Reduce your cover to 100 pixels wide and look at it. The title should still be readable. The main color contrast should still be visible. If the dominant and accent colors collapse into a single muddy tone at small size, the contrast between them is not strong enough. Common causes of contrast collapse: dominant and accent colors that are similar in lightness even if different in hue (a medium blue dominant and medium green accent will merge at small sizes); text set over a complex image background without a contrast device; colors that rely on fine detail for visual separation.

A useful contrast test is to convert the cover to greyscale and check whether the title is still readable. If the title and background collapse to the same grey tone in greyscale, the contrast is being carried by color difference alone rather than light-dark difference. Color contrast alone is unreliable across display environments — it disappears entirely on e-ink screens and is less reliable on low-quality displays. Light-dark contrast is more robust across all contexts.

Step 5: Keep the Palette to Three Colors Maximum

A cover palette of more than three colors almost always introduces visual noise that competes with readability and genre signaling.
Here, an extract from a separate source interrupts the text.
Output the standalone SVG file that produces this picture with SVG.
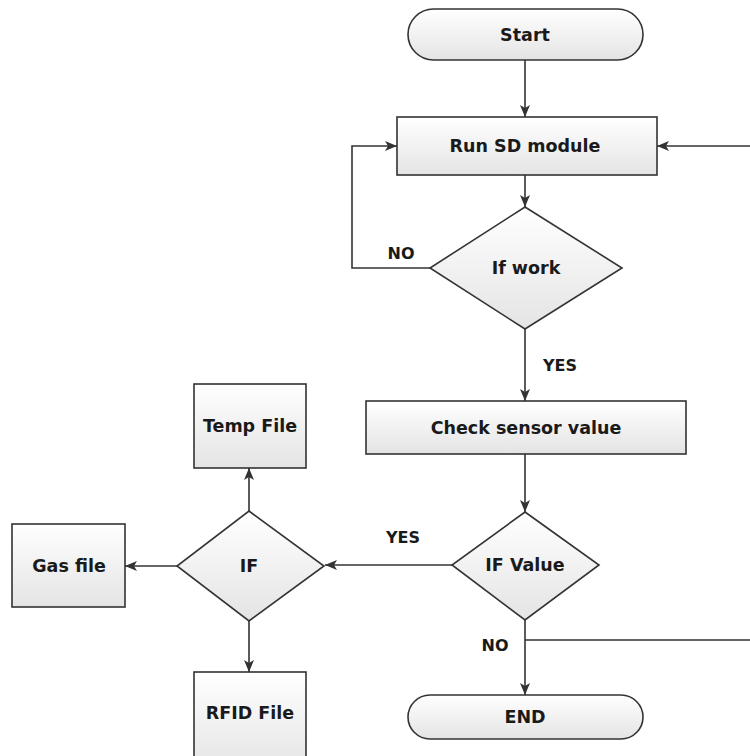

Three colors — dominant background tone, secondary image or element tone, title/accent tone — are sufficient for any cover. When designers add a fourth or fifth color, each additional color requires its own visual weight allocation, and the cover begins to feel busy rather than designed. The constraint of three colors also produces more distinctive covers: the restriction forces clearer decisions about what matters most visually, which tends to produce stronger results than unlimited color freedom.

If your reference covers in the genre feel rich and complex despite following this pattern, the richness is almost always coming from tonal variation within the dominant color — shadows, highlights, gradients — rather than from additional hue choices. A dark navy background that grades from near-black at the top to medium navy at the bottom has visual depth without adding a new color.